Bref, à chaque scrutin, le nom sulfureux de Frédéric Chatillon apparaît dans le radar de la justice. Pas de quoi faire de l’intéressé un pestiféré au parti. Lors des « Estivales » de Fréjus en septembre 2016, il s’était laissé voir publiquement jusqu’à aller en salle de presse. Rebelote aux « Assises présidentielles » de Lyon les 4 et 5 février où Frédéric Chatillon était encore présent, ainsi que son acolyte Nicolas Crochet, un expert-comptable lui aussi mis en examen dans le volet 2012 de l’affaire Jeanne.
Un contrôle judiciaire qui s’impose à lui
A Lyon au début du mois, Frédéric Chatillon assumait encore auprès de L’Express « vérifier des choses purement techniques » dans la campagne. Sans plus de précisions. A Fréjus, en septembre, se livrant à quelques journalistes, il indiquait qu’il pourrait être « salarié » en son « nom propre » par Marine Le Pen et donner des « conseils sur la forme, sur la technique, sur la cohérence web/print, sur l’adaptation des supports, sur les livraisons dans les temps ».
Frédéric Chatillon, à l’antenne de BFMTV (Capture d’écran).
Frédéric Chatillon, à l’antenne de BFMTV (Capture d’écran).
Dailymotion/BFMTV
C’est que Frédéric Chatillon n’est pas libre de faire ce qu’il veut. Un contrôle judiciaire lui interdit « de poursuivre, en tant que dirigeant de la société Riwal ou Erer [la société-mère de Riwal, détenue par Frédéric Chatillon], quelque relation commerciale que ce soit, directe ou indirecte, avec le FN dans le cadre des élections ». « Personne n’est dupe.
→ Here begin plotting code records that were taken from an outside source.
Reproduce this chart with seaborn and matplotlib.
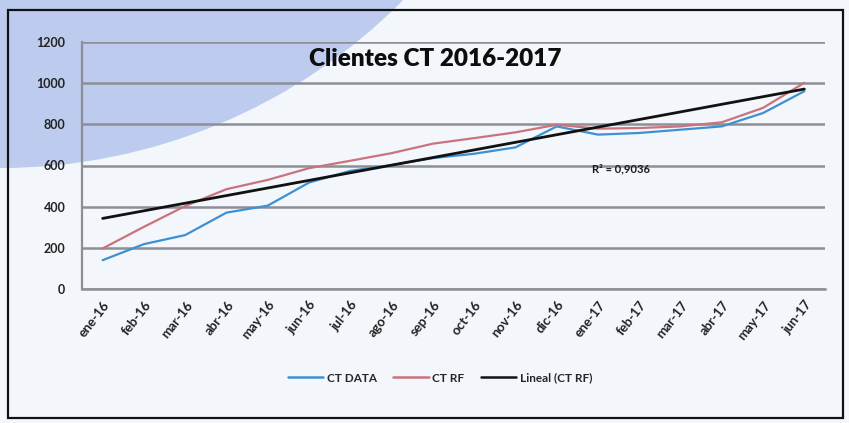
import matplotlib
matplotlib.use('Agg')
import matplotlib.pyplot as plt
from matplotlib.patches import Ellipse, Rectangle
from matplotlib.lines import Line2D
import numpy as np
import pandas as pd
import seaborn as sns

sns.set_style('white')
plt.rcParams['font.family'] = ['Lato', 'DejaVu Sans']

# datos
meses = ['ene-16', 'feb-16', 'mar-16', 'abr-16', 'may-16', 'jun-16', 'jul-16', 'ago-16', 'sep-16',
         'oct-16', 'nov-16', 'dic-16', 'ene-17', 'feb-17', 'mar-17', 'abr-17', 'may-17', 'jun-17']
ct_data = [140, 218, 262, 371, 405, 517, 574, 602, 636, 657, 688, 790, 750, 758, 774, 790, 855, 961]
ct_rf = [197, 302, 403, 485, 530, 587, 623, 660, 706, 733, 761, 798, 779, 782, 790, 810, 880, 1002]
y_ticks = [0, 200, 400, 600, 800, 1000, 1200]

df = pd.DataFrame({'idx': np.arange(len(meses)), 'mes': meses,
                   'CT DATA': ct_data, 'CT RF': ct_rf})

c_blue = '#3d91d3'
c_red = '#c9737c'
c_black = '#111111'

fig = plt.figure(figsize=(8.49, 4.23), dpi=100)
fig.patch.set_facecolor('#f3f7fb')

# fondo de la diapositiva: arco azul arriba a la izquierda
W, H = 849, 423
fig.patches.append(Ellipse((0 / W, 1 + 400 / H), 2 * 568 / W, 2 * 568 / H,
                           transform=fig.transFigure, facecolor='#bccbee',
                           edgecolor='none', zorder=-5))
fig.patches.append(Rectangle((8 / W, 1 - 418 / H), 835 / W, 408 / H,
                             transform=fig.transFigure, facecolor='none',
                             edgecolor='#111111', linewidth=1.6, zorder=5))

ax = fig.add_axes([82 / W, 1 - 289 / H, 743 / W, 247 / H])
ax.set_facecolor('none')

sns.lineplot(data=df, x='idx', y='CT DATA', color=c_blue, linewidth=1.6, ax=ax)
sns.lineplot(data=df, x='idx', y='CT RF', color=c_red, linewidth=1.6, ax=ax)
sns.regplot(data=df, x='idx', y='CT RF', scatter=False, ci=None, truncate=True,
            line_kws={'color': c_black, 'linewidth': 2.0}, ax=ax)

ax.set_xlim(-0.5, len(meses) - 0.5)
ax.set_ylim(0, 1200)
ax.set_yticks(y_ticks)
ax.set_yticklabels([str(v) for v in y_ticks], fontsize=9, fontweight='bold', color='#222222')
ax.yaxis.grid(True, color='#8e8e96', linewidth=1.8)
ax.set_axisbelow(True)

ax.set_xticks(np.arange(len(meses)))
ax.set_xticklabels(meses, rotation=52, ha='right', va='top', rotation_mode='anchor',
                   fontsize=9.5, fontweight='bold', color='#222222')
ax.tick_params(axis='x', length=0, pad=7)
ax.tick_params(axis='y', length=0, pad=12)
# marcas entre categorias
ax.set_xticks(np.arange(len(meses) + 1) - 0.5, minor=True)
ax.tick_params(axis='x', which='minor', length=6, width=1.2, color='#6e6e76', direction='out')

for s in ['top', 'right']:
    ax.spines[s].set_visible(False)
ax.spines['left'].set_color('#8e8e96')
ax.spines['left'].set_linewidth(1.6)
ax.spines['bottom'].set_color('#8e8e96')
ax.spines['bottom'].set_linewidth(1.8)
ax.set_xlabel('')
ax.set_ylabel('')

ax.text(8.05, 1118, 'Clientes CT 2016-2017', ha='center', va='center',
        fontsize=17.5, fontweight='heavy', color='#0d0d0d')
ax.text(12.55, 585, 'R² = 0,9036', ha='center', va='center',
        fontsize=8, fontweight='bold', color='#1a1a1a')

handles = [Line2D([], [], color=c_blue, linewidth=1.8),
           Line2D([], [], color=c_red, linewidth=1.8),
           Line2D([], [], color=c_black, linewidth=1.8)]
fig.legend(handles, ['CT DATA', 'CT RF', 'Lineal (CT RF)'], loc='center',
           bbox_to_anchor=(440 / W, 1 - 378 / H), ncol=3, frameon=False,
           prop={'size': 8.5, 'weight': 'bold'}, handlelength=3.0,
           handletextpad=0.3, columnspacing=1.4)

fig.savefig('out.png', dpi=100, facecolor=fig.get_facecolor())
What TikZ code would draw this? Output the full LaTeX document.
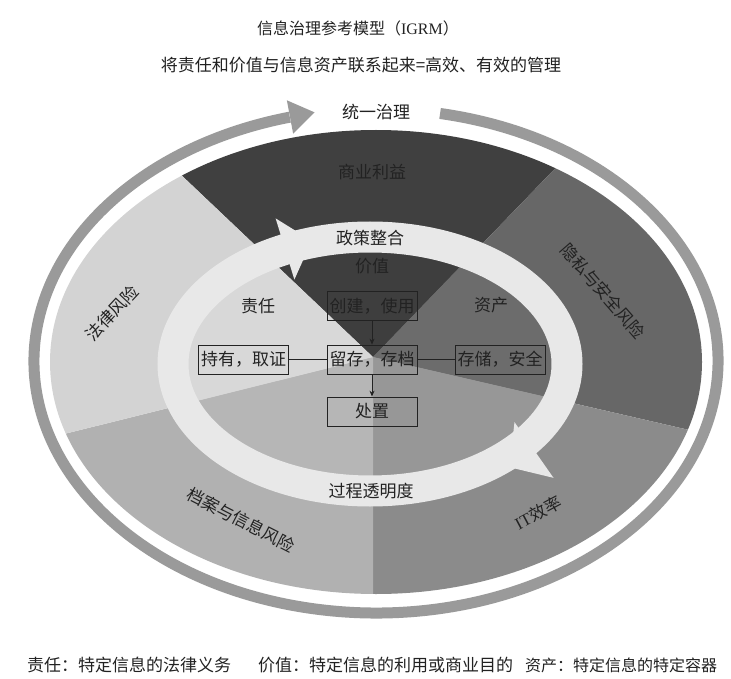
\documentclass[tikz,border=0pt]{standalone}
\usepackage{fontspec}
\setmainfont{Noto Sans CJK SC}
\newfontfamily\latin{Liberation Serif}
\usetikzlibrary{arrows.meta,calc}
\definecolor{cBiz}{HTML}{404040}
\definecolor{cPriv}{HTML}{676767}
\definecolor{cIT}{HTML}{8B8B8B}
\definecolor{cRec}{HTML}{B1B1B1}
\definecolor{cLaw}{HTML}{D3D3D3}
\definecolor{iVal}{HTML}{3E3E3E}
\definecolor{iAss}{HTML}{6C6C6C}
\definecolor{iLR}{HTML}{979797}
\definecolor{iLL}{HTML}{B6B6B6}
\definecolor{iRes}{HTML}{D8D8D8}
\definecolor{bandc}{HTML}{E8E8E8}
\definecolor{ringc}{HTML}{9A9A9A}
\definecolor{txt}{HTML}{222222}
\tikzset{
  lbl/.style={text=txt, inner sep=1pt, font=\fontsize{17}{19}\selectfont},
  boxn/.style={draw=txt, line width=0.8pt, minimum width=90pt, minimum height=29pt, inner sep=0pt, text=txt, font=\fontsize{17}{19}\selectfont},
  conn/.style={draw=txt, line width=0.8pt},
  arr/.style={conn, -{Stealth[length=6pt,width=5pt]}}
}
\begin{document}
\begin{tikzpicture}[x=1pt,y=1pt]
\useasboundingbox (0,0) rectangle (731,-679);
\fill[white] (0,0) rectangle (731,-679);

\coordinate (C) at (373,-357);
% outer sectors
\begin{scope}
\clip (376,-362) ellipse [x radius=326, y radius=232];
\fill[cBiz] (C) -- ++(46:700) arc[start angle=46,end angle=136.5,radius=700] -- cycle;
\fill[cPriv] (C) -- ++(-13:700) arc[start angle=-13,end angle=46,radius=700] -- cycle;
\fill[cIT] (C) -- ++(-90:700) arc[start angle=-90,end angle=-13,radius=700] -- cycle;
\fill[cRec] (C) -- ++(194:700) arc[start angle=194,end angle=270,radius=700] -- cycle;
\fill[cLaw] (C) -- ++(136.5:700) arc[start angle=136.5,end angle=194,radius=700] -- cycle;
\end{scope}
% inner sectors
\begin{scope}
\clip (370,-364) ellipse [x radius=184, y radius=114];
\fill[iVal] (C) -- ++(46:700) arc[start angle=46,end angle=136.5,radius=700] -- cycle;
\fill[iAss] (C) -- ++(-13:700) arc[start angle=-13,end angle=46,radius=700] -- cycle;
\fill[iLR] (C) -- ++(-90:700) arc[start angle=-90,end angle=-13,radius=700] -- cycle;
\fill[iLL] (C) -- ++(194:700) arc[start angle=194,end angle=270,radius=700] -- cycle;
\fill[iRes] (C) -- ++(136.5:700) arc[start angle=136.5,end angle=194,radius=700] -- cycle;
\end{scope}
% inner band with arrowheads
\draw[bandc, line width=31pt] (370,-364) ellipse [x radius=197, y radius=127];
\fill[bandc, shift={(285,-249)}, rotate=17] (0,32) -- (28,0) -- (0,-32) -- cycle;
\fill[bandc, shift={(534,-450)}, rotate=215] (0,34) -- (30,0) -- (0,-34) -- cycle;
% outer ring arrow
\draw[ringc, line width=11pt] ([shift={(376,-361)}]79.2:342 and 252) arc[start angle=79.2, end angle=-255.4, x radius=342, y radius=252];
\fill[ringc, shift={(290,-117)}, rotate=10.7] (0,17) -- (25,0) -- (0,-17) -- cycle;

% titles
\node[lbl, font=\fontsize{16}{18}\selectfont] (title) at (358,-28) {信息治理参考模型（{\latin IGRM}）};
\node[lbl] (sub) at (361,-65) {将责任和价值与信息资产联系起来=高效、有效的管理};
\node[lbl] (gov) at (376,-112) {统一治理};
% sector labels
\node[lbl] (biz) at (372,-172) {商业利益};
\node[lbl, rotate=-49] (priv) at (603,-291) {隐私与安全风险};
\node[lbl, rotate=28] (it) at (538,-513) {{\latin IT}效率};
\node[lbl, rotate=-27] (rec) at (241,-520) {档案与信息风险};
\node[lbl, rotate=47] (law) at (112,-313) {法律风险};
\node[lbl] (pol) at (370,-238) {政策整合};
\node[lbl] (proc) at (371,-491) {过程透明度};
\node[lbl] (val) at (372,-266) {价值};
\node[lbl] (res) at (258,-306) {责任};
\node[lbl] (ass) at (491,-305) {资产};
% boxes
\node[boxn] (create) at (372,-306) {创建，使用};
\node[boxn] (hold) at (243.5,-359.5) {持有，取证};
\node[boxn] (keep) at (372,-359.5) {留存，存档};
\node[boxn] (store) at (500,-359.5) {存储，安全};
\node[boxn] (disp) at (372,-411.5) {处置};
\draw[arr] (create) -- (keep);
\draw[arr] (keep) -- (disp);
\draw[conn] (hold) -- (keep);
\draw[conn] (keep) -- (store);
% footer
\node[lbl, anchor=west] (f1) at (26,-665) {责任：特定信息的法律义务};
\node[lbl, anchor=west] (f2) at (257,-665) {价值：特定信息的利用或商业目的};
\node[lbl, anchor=west, font=\fontsize{16}{18}\selectfont] (f3) at (524,-665) {资产：特定信息的特定容器};
\end{tikzpicture}
\end{document}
Il détourne les obligations du contrôle judiciaire mais reste formellement dans les clous » en n’agissant pas officiellement au nom de Riwal, estimait en septembre une source proche de l’enquête. « Il joue avec le feu mais sait très bien être borderline. »
« Ce sont toujours les mêmes qui sont en piste »
Un jeu avec le feu qui commence à donner quelques sueurs froides en interne. « On ne nous les montre pas mais nous savons que ce sont toujours les mêmes qui sont en piste sur le matériel », glisse à L’Express un membre du comité stratégique de Marine Le Pen au sujet de Frédéric Chatillon et de son proche, Axel Loustau, trésorier de Jeanne. Ulcéré par le rôle présumé que l’ancien « gudard » joue toujours dans la mécanique FN, ce cadre dit avoir « engueulé » Marine Le Pen à ce sujet. « Elle m’a répondu : ’c’est un fournisseur’ », raconte-t-il. Si la candidate du FN n’entend pas se passer de lui, « c’est parce qu’elle ne veut pas donner l’air de reculer ». « Il a prouvé un certain nombre de compétences, ça veut dire qu’on a besoin de lui », justifie un autre cadre frontiste, proche, lui, de Frédéric Chatillon.